● Stated exercise: Quote only the span from the first line of the entries to the line containing "1.2, 1.4, 1.6];", both ends kept. Leave every picture out.

Stored records
_____

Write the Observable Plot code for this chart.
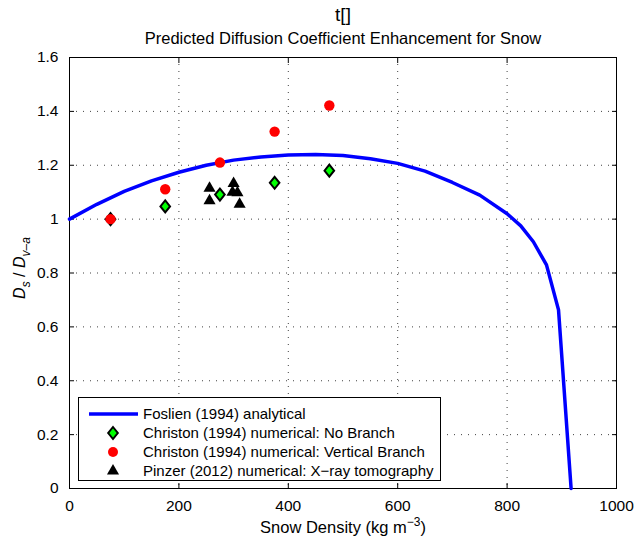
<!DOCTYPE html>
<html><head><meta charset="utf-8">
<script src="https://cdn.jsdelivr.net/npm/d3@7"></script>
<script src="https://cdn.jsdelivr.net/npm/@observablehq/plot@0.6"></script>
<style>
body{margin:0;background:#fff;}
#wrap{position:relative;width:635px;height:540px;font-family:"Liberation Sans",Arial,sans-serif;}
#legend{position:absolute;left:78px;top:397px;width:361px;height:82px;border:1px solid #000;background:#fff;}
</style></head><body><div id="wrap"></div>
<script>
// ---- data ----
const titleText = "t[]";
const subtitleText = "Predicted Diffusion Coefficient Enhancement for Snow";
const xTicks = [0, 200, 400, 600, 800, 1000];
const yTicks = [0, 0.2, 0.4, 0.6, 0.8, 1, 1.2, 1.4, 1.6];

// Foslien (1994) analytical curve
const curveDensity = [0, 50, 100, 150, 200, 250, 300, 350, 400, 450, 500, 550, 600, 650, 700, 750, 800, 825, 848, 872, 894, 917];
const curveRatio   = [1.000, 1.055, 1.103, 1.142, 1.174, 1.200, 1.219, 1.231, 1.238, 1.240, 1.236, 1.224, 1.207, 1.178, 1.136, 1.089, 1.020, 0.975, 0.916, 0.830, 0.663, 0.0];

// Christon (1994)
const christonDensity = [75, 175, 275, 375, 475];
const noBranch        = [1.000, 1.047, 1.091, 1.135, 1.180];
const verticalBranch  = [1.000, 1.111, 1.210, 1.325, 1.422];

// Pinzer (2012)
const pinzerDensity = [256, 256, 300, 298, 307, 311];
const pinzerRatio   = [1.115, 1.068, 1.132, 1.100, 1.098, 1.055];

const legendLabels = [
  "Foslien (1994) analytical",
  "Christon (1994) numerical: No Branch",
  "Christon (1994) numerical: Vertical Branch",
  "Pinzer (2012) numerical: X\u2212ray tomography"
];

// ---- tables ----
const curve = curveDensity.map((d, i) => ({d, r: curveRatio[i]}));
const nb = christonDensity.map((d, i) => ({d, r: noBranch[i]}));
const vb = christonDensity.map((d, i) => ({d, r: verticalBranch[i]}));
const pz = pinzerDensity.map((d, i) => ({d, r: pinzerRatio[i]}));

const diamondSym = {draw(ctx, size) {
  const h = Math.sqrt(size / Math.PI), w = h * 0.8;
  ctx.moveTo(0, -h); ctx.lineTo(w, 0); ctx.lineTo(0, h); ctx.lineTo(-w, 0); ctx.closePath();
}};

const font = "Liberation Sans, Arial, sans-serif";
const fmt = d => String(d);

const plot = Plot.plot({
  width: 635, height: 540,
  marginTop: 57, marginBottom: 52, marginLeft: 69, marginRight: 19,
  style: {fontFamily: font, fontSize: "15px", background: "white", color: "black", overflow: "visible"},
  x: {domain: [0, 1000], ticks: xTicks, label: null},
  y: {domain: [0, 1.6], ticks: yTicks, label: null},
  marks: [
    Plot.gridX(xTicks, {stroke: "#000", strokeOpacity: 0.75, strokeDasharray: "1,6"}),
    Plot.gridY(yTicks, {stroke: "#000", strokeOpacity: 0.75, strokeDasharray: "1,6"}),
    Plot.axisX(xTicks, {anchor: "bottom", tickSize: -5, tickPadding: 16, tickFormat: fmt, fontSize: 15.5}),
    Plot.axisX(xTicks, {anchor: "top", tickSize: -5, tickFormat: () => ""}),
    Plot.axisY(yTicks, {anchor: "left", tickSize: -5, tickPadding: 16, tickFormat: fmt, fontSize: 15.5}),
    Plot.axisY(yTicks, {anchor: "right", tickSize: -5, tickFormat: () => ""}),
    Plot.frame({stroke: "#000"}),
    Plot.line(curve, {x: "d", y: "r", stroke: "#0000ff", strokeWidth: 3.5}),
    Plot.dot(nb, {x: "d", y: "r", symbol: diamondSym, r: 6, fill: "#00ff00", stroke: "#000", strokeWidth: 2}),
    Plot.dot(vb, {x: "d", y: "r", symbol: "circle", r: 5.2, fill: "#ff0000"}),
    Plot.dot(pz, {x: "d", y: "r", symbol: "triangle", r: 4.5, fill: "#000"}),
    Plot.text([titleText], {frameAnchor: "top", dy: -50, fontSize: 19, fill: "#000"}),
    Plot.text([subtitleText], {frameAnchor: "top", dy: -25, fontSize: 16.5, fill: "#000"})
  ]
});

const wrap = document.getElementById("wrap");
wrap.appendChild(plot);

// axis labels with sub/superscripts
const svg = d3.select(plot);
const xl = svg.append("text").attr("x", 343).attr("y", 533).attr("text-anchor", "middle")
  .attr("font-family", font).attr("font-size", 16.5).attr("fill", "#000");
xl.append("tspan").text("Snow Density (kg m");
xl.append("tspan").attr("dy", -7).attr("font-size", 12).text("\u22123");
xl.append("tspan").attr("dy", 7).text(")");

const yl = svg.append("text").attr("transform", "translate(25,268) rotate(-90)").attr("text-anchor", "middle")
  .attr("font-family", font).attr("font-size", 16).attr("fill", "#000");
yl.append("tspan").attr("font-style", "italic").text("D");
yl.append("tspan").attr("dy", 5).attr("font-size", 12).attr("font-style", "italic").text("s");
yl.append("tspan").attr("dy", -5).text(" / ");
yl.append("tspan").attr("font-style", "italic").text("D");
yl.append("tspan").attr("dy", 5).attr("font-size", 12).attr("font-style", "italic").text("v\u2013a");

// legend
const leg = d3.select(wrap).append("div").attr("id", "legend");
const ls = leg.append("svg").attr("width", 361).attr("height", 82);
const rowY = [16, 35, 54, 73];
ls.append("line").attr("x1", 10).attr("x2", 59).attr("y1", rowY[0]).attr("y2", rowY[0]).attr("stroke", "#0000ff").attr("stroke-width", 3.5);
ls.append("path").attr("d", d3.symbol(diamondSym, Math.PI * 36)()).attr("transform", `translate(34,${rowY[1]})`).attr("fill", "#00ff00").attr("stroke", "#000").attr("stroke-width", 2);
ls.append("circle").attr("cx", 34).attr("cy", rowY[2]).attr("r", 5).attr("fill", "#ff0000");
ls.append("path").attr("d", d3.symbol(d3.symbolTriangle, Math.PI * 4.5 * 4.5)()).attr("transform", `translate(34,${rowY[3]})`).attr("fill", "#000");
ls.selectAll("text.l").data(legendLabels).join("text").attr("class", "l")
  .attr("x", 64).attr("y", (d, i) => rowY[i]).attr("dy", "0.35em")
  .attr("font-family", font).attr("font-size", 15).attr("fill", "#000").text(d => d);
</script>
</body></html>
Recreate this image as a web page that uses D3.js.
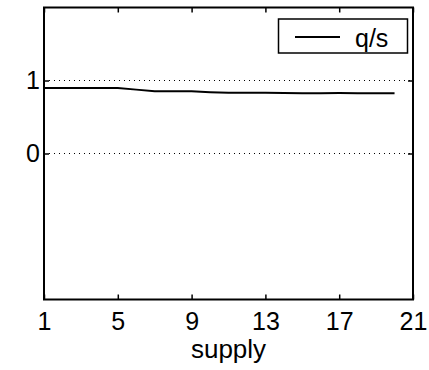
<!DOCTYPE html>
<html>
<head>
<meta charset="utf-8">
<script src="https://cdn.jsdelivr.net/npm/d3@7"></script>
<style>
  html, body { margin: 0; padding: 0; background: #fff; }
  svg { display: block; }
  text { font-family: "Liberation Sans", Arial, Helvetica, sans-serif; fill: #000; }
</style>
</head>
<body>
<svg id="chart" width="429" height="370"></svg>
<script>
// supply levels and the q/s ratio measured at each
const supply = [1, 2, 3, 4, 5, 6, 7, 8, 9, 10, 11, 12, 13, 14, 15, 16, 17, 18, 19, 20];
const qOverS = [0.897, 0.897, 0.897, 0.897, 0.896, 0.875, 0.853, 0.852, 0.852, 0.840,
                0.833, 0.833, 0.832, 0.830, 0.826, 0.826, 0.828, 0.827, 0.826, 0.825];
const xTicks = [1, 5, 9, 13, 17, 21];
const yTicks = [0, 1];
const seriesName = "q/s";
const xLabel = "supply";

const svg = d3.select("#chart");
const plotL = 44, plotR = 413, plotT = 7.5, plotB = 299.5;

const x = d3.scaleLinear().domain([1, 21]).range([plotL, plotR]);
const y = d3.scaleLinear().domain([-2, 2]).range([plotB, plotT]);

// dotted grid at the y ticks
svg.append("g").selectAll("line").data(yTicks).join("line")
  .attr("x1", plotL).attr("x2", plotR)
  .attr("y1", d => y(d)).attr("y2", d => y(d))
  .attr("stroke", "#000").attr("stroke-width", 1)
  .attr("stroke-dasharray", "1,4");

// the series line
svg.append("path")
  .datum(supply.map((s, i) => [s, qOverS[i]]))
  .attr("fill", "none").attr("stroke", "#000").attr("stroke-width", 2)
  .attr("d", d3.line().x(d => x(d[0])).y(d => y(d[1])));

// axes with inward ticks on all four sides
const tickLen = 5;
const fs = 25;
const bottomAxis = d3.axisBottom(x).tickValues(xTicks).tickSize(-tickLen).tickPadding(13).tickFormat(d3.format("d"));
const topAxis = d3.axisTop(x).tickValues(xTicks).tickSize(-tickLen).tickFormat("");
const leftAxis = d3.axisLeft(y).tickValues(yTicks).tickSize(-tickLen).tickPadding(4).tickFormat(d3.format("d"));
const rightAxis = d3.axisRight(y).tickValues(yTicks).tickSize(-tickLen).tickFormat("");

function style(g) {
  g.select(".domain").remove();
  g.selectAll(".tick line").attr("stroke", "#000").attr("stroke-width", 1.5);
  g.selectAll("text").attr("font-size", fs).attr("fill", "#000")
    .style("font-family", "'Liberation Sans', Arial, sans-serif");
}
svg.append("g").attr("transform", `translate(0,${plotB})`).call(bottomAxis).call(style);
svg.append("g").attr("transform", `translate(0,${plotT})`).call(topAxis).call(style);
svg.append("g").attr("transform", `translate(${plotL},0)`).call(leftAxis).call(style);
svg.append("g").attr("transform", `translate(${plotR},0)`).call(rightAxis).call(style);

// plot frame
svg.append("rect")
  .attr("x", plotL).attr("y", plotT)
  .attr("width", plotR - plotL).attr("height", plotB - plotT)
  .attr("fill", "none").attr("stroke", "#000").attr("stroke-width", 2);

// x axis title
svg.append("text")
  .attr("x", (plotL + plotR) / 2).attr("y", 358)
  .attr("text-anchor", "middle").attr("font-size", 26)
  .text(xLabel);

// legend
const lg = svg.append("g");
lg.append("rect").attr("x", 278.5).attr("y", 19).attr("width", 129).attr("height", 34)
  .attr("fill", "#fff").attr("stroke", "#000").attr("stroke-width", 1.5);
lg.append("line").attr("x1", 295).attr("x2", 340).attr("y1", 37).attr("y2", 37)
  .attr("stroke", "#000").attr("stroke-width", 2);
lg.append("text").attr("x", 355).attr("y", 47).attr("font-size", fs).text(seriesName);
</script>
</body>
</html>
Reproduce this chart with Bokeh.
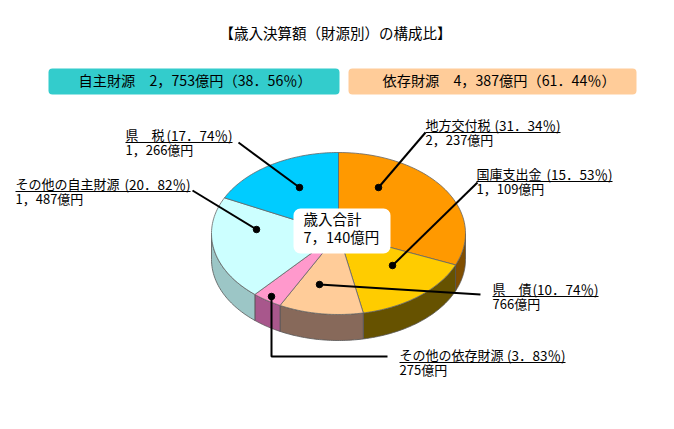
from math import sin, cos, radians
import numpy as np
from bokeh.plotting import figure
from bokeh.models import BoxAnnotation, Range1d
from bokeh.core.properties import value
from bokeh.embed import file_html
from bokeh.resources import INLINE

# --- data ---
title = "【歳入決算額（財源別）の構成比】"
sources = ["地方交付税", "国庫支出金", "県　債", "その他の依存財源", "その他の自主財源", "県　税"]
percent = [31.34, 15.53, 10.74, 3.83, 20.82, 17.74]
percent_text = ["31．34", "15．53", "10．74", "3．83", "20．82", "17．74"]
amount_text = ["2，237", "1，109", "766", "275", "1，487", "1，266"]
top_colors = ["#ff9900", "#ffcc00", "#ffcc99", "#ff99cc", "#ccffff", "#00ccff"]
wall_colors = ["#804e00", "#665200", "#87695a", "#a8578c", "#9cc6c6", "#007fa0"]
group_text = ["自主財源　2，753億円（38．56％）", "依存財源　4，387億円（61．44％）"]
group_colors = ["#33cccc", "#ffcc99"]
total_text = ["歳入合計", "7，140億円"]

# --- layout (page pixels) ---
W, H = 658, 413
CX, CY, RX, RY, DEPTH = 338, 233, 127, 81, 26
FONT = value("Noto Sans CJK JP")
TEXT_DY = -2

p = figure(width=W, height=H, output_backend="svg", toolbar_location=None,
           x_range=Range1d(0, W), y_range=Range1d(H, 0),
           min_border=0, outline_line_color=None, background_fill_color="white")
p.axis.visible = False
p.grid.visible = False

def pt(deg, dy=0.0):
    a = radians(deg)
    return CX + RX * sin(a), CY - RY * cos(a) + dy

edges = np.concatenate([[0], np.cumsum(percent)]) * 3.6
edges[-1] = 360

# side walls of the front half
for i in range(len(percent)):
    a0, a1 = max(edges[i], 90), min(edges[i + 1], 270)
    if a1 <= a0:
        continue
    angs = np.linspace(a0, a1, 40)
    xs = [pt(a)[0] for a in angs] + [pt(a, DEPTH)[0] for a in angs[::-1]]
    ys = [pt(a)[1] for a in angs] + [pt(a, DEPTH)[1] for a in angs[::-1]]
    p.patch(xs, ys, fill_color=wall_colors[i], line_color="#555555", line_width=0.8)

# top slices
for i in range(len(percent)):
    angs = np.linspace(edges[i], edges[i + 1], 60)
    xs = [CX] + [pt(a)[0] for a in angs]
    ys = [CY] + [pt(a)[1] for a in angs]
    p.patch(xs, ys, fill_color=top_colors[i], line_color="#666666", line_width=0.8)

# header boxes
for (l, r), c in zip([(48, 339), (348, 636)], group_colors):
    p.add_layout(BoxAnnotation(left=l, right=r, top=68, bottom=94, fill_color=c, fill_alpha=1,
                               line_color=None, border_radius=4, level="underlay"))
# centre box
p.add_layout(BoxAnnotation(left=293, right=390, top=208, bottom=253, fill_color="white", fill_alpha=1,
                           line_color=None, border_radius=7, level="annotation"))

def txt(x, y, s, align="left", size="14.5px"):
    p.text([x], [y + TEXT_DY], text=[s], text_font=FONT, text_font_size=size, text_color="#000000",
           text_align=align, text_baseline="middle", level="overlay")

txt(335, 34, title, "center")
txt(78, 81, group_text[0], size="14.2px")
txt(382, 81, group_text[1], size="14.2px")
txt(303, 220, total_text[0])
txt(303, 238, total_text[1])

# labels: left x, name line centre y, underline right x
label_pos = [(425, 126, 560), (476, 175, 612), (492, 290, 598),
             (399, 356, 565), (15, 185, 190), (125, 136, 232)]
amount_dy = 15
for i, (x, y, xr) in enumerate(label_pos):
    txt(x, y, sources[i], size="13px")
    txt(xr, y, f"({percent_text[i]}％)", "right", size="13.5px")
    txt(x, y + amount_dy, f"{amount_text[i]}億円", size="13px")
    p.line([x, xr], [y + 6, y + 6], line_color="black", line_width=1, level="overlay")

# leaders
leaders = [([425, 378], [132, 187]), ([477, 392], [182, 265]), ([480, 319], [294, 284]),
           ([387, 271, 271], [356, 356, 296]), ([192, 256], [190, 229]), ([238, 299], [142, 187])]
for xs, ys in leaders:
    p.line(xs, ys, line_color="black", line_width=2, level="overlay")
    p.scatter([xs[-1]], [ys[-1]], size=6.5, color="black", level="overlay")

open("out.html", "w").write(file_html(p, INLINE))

_____

● Complete response:
Write the Observable Plot code for this chart.
<!DOCTYPE html>
<html><head><meta charset="utf-8">
<script src="https://cdn.jsdelivr.net/npm/d3@7"></script>
<script src="https://cdn.jsdelivr.net/npm/@observablehq/plot@0.6"></script>
<style>
body{margin:0;background:#fff;}
#wrap{position:relative;width:635px;height:540px;font-family:"Liberation Sans",Arial,sans-serif;}
#legend{position:absolute;left:78px;top:397px;width:361px;height:82px;border:1px solid #000;background:#fff;}
</style></head><body><div id="wrap"></div>
<script>
// ---- data ----
const titleText = "t[]";
const subtitleText = "Predicted Diffusion Coefficient Enhancement for Snow";
const xTicks = [0, 200, 400, 600, 800, 1000];
const yTicks = [0, 0.2, 0.4, 0.6, 0.8, 1, 1.2, 1.4, 1.6];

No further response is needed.